A file named hw.docx or hw.doc (in Microsoft Word format) or hw.txt (an ordinary text file) that contains your solution to the homework accompanying Project 2.
By October 12, there will be links on the class webpage that will enable you to turn in your zip file electronically. Turn in the file by the due time above. Give yourself enough time to be sure you can turn something in, because we will not accept excuses like "My computer died the afternoon of the day the assignment was due." There's a lot to be said for turning in a preliminary version of your program, report, and homework early (You can always overwrite it with a later submission). That way you have something submitted in case there's a problem later.
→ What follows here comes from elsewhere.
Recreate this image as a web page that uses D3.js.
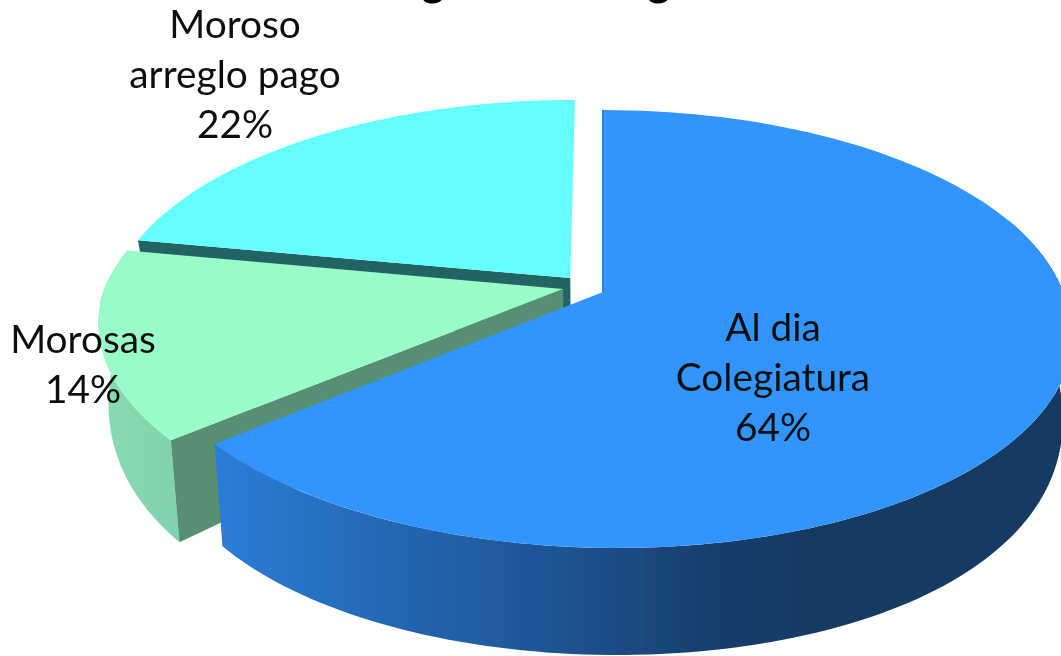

Notice that most of the test data portion of your report can be written from the requirements in this specification, before you even start designing your program.

The writeup Some Things about Strings tells you what you need to know about strings for this project.

As you develop your program, periodically try it out under another compiler (g31 on cs31.seas.ucla.edu if you're doing your primary development using Visual C++ or Xcode). Sometimes one compiler will warn you about something that another is silent about, so you may be able to find and fix more errors sooner. If running your program under both environments with the same input gives you different results, your program is probably relying on undefined behavior (such as using the value of an uninitialized variable), which we prohibit.